If you’re marketing yourself nationally, then don’t be scared to go and play with the big boys. Yes it can seem more daunting but with careful planning and the right contacts, if you have an exciting story to tell, go ahead and dip a toe in.
So said Catherine Warrilow, the owner of Publicity Oxford, in her latest blog post.
I agree and I want to talk about radio because it’s something I know a lot about. I worked for 15 years for the BBC in news and at Five Live.
I am going to share with you what it feels like to be on the inside looking out, which may help.
When you are working on a show,be it Five Live Breakfast or the Today programme, you have to attend a meeting for the next day/ day ahead. You are required to come to that meeting with ideas and they had better be good !
Every journalist who suggests a story is putting their reputation on the line with both colleagues and bosses. A weak suggestions will be hunted out and maybe even ridiculed, so if you want your tale put forward then the journalist in question needs to know as much about it as possible and how they are going to treat it, ie who they can get to talk about it.
By the time this meeting is happening there is probably less than 24 hours to get everything together. Contacts provided by you need to be available at short notice to travel to a studio; telephone interviews are really only a last resort and are acceptable for only the strongest items.
As with so many things, having a niche for your story can really help.
The BBC Business Unit has slots to fill across all networks on a regular basis and needs stories that won’t tread on news’ toes, so it might help to find a good contact there. Likewise a show called ‘Up All Night’ on Five Live is always looking for stories that the ‘bigger’ programmes will not be covering. You can guess why from the title!
You will automatically think your story is brilliant, but that won’t always be the case with the cynical journos who have seen it all. You may think doing something for charity is enough but believe me they have seen thousands of press releases from charities and compassion fatigue sets in.
Charities score best when they offer an interview with a big celebrity.
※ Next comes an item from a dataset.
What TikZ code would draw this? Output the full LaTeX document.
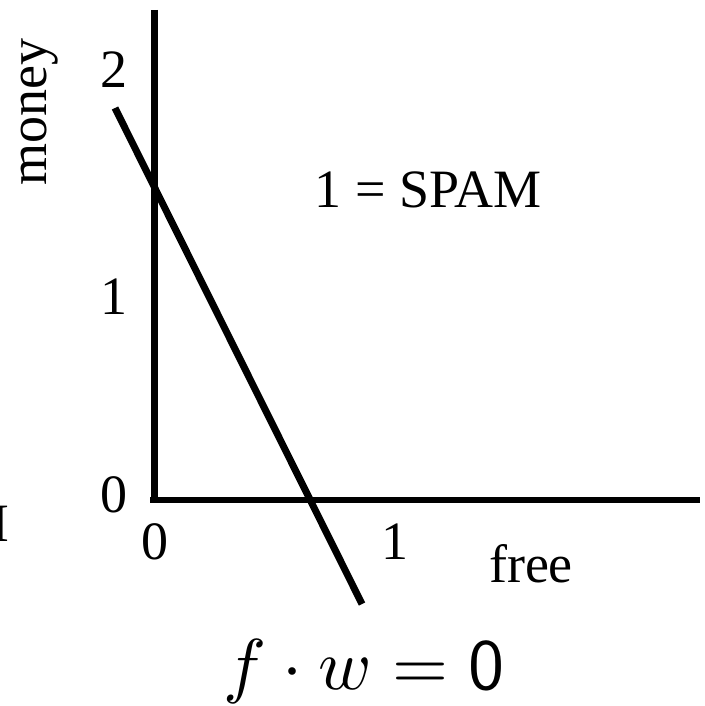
\documentclass[tikz,border=0pt]{standalone}
\usepackage{fontspec}
\setmainfont{Liberation Serif}
\begin{document}
\begin{tikzpicture}[x=1pt,y=-1pt,
  lbl/.style={inner sep=0pt,font=\fontsize{54}{64}\selectfont},
  axis/.style={line width=7pt}]
\useasboundingbox (0,0) rectangle (704,706);
\coordinate (ytop) at (154,10);
\coordinate (orig) at (154,500);
\coordinate (xend) at (700,500);
\coordinate (ltop) at (115,108);
\coordinate (lbot) at (362,604);
\draw[axis] (ytop) -- (154,503);
\draw[line width=6pt] (150,500) -- (xend);
\draw[axis] (ltop) -- (lbot);
\node[lbl,rotate=90] (money) at (40,112) {money};
\node[lbl] (y2) at (114,70) {2};
\node[lbl] (y1) at (114,297) {1};
\node[lbl] (y0) at (114,495) {0};
\node[lbl] (x0) at (155,542) {0};
\node[lbl] (x1) at (395,542) {1};
\node[lbl,anchor=base] (free) at (531,582) {free};
\node[lbl] (spam) at (428,190) {1 = SPAM};
\node[lbl] (iclip) at (0.5,524) {I};
\node[inner sep=0pt,scale=7.2,anchor=base] (eq) at (364,689) {$f\cdot w=\mathsf{0}$};
\end{tikzpicture}
\end{document}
It offers the network a chance to interview someone they might not normally get. One good example is when the Catholic charity Cafod put up Bianca Jagger. She does not normally talk, unless it is for a pet cause and the radio and TV networks are happy to pile in.
Knowing someone personally is a big bonus, so always make use of your connections in the media. If your business or company gets a reputation for coming up with great, timely angles and relevant guests, then they will want to work with you again.
Finally, remember how stressed these people are. They are trying to deliver the impossible against horrible deadlines over and over again. Sometimes they are rude! Don’t take it personally.